Article and photo by Urban Alliance staff.

For Nick Casiano and Joanna Echtenkamp, summertime holds a meaning much deeper than a break from school, barbecue picnics, or humid days spent in swimming pools.

Along with hundreds of other teens from New England, Nick and Joanna have had the opportunity to participate in The Hartford Project (THP), a five-day urban ministry immersion experience during the summer, where church youth groups join together serve the community, learn about poverty, experience racial reconciliation, and build relationships.

Three components of THP weave together opportunities for teens to build character, grow in leadership, and deepen their faith in God, by serving at work sites throughout the city, connecting together through worship and prayer sessions, and learning about social justice the benefits of urban living.

“My favorite part about THP is always to connect with the young people in my community for a greater purpose of serving those in need. It is truly a bonding experience. I love going to the work sites, meeting new people, and working alongside friends,” shared Joanna, who has participated in THP for four years.

Nick, who participated in THP for the first time last year, added, “THP helped me grow as a person because it showed me that it is very easy to lend a hand to people in need. I want to continue doing this so I can make a change.”

And this is what The Hartford Project is all about: experiencing and sharing God’s love in Hartford.

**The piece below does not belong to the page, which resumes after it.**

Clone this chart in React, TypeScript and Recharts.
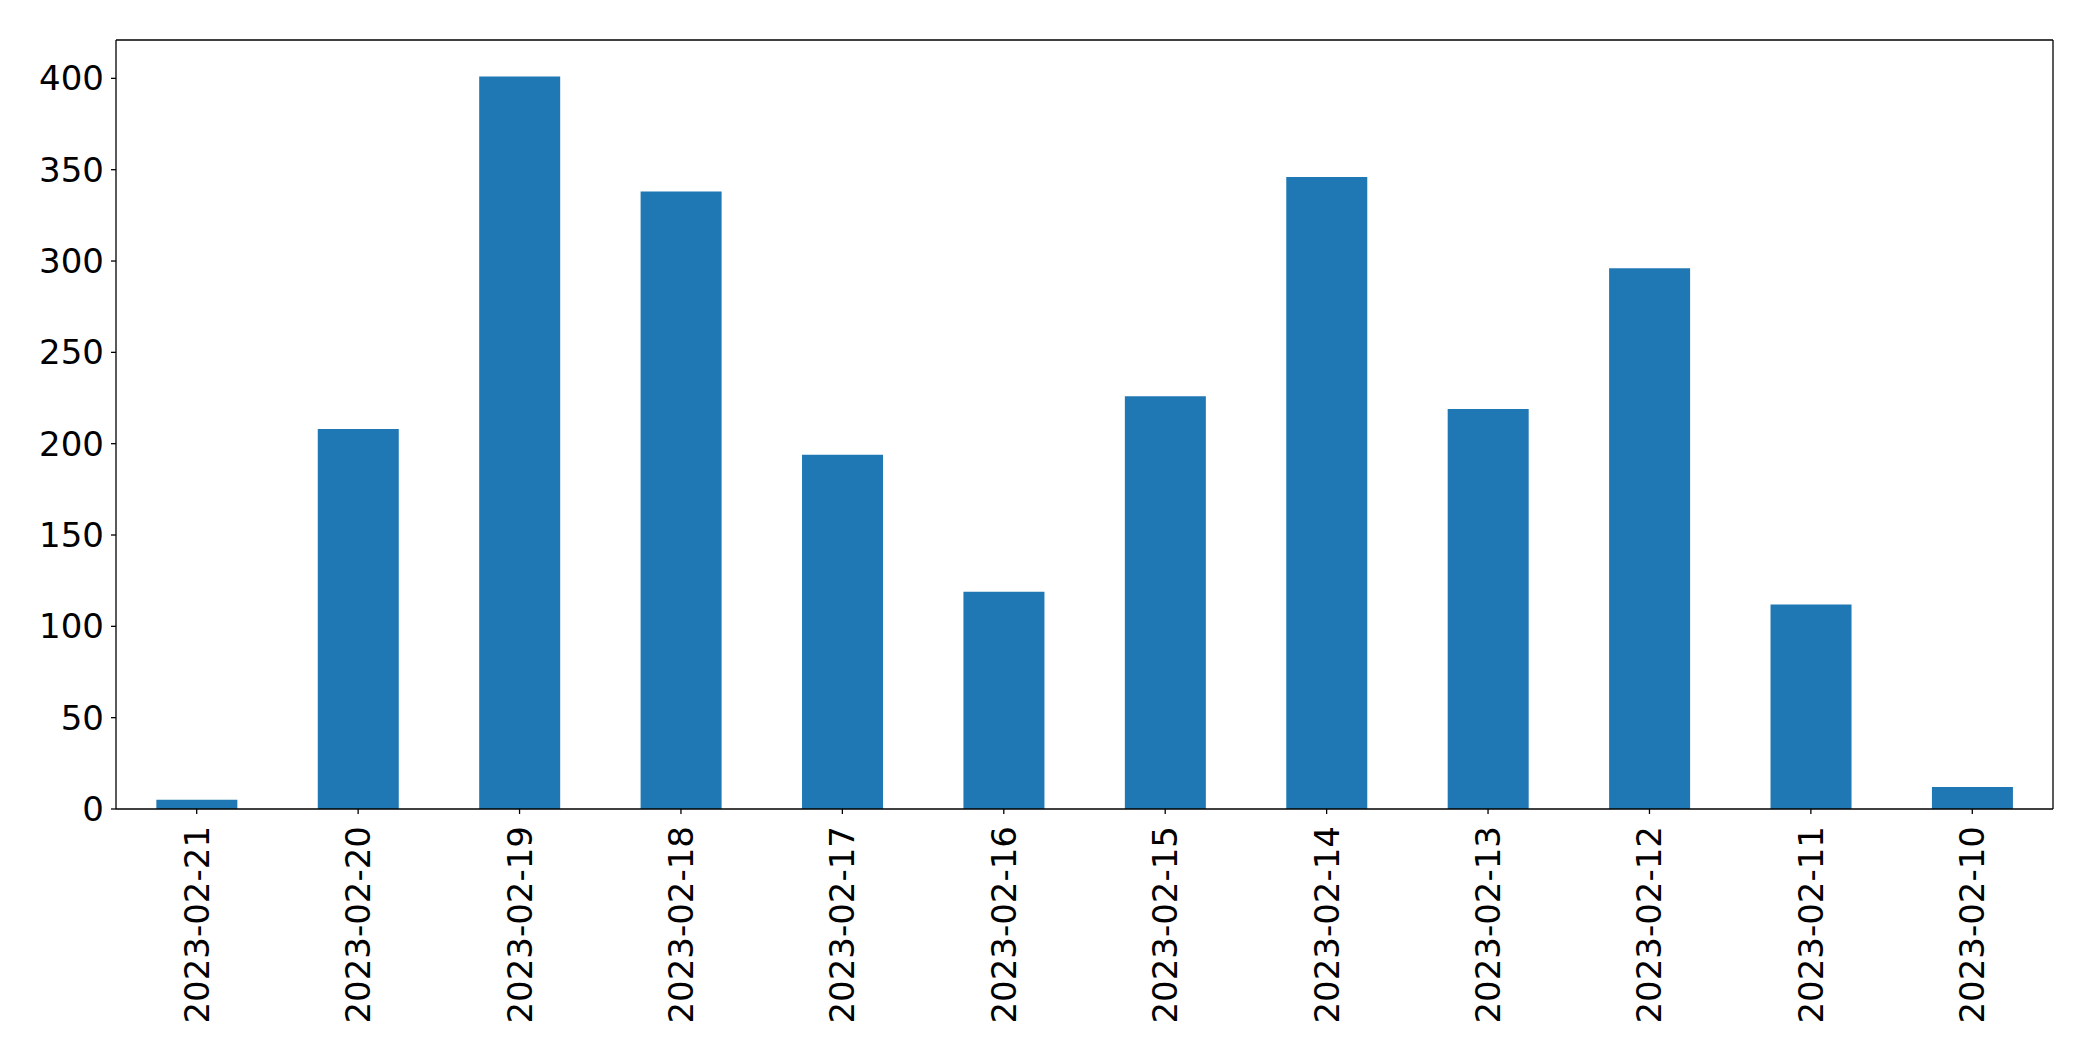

For many, it’s a life-changing experience.

“It’s such a great opportunity to meet other Christians, serve together and have fun in Hartford,” shared Jacquelyn Perreault, Program Director for THP. “When I first participated in THP, God opened my eyes to His great love and gave me opportunities to share His love with others. It’s such a unique and immersive week—to learn from God, live in service, and experience some of the great things Hartford has to offer.”

In a recent program evaluation conducted by Urban Alliance, the vast majority of youth who participated in THP in 2016 had a positive experience. 96.5% felt they learned more about God, 70.1% developed leadership skills, 82.9% felt closer to adult leaders from their church, 89% felt closer to youth from their church and 90.6% indicated that they plan to be part of a community service project in the future.

“I gained interpersonal skills and experienced faith on a new level,” shared Joanna.

While the majority of THP youth and leaders are from churches in the suburban towns of Greater Hartford, many are from the city of Hartford and face increased barriers to participating in impactful youth programs like THP.

Urban Alliance has stepped in to help alleviate some of these challenges, and to increase access for teens to participate in THP by providing scholarships that will be awarded to Hartford churches and ministry organizations that participate UA’s Next Generation initiative. Last year, 30 teens from Glory Chapel International Cathedral, House of Restoration Church and South Church were awarded scholarships.

“Often parents who are raising children in socioeconomically fragile communities greatly desire to expose their children to programs and activities that will empower them, but are overwhelmed by financial constraints,” explained Rosaicela Rodriguez, Urban Alliance’s Director of Implementation, Children & Youth Initiatives.

The hope is that burdens can be lifted for the families of some of these youth, so they are provided with an equal opportunity to develop the character, relationships and skills needed to succeed in their schools and communities.

As registration opens up for THP 2017, so do the opportunities for hundreds of youth to connect, serve and grow. To learn more about participating in Urban Alliance’s Next Generation initiative or THP scholarships, contact Rosaicela Rodriguez at 860.986.6052 or

“Every year I’m amazed by how God brings us together to experience and share His love in Hartford! If you spend just one day at THP you’ll see a million moving pieces and hundreds of hands and hearts making it happen, and it’s all God working through us,” said Perreault.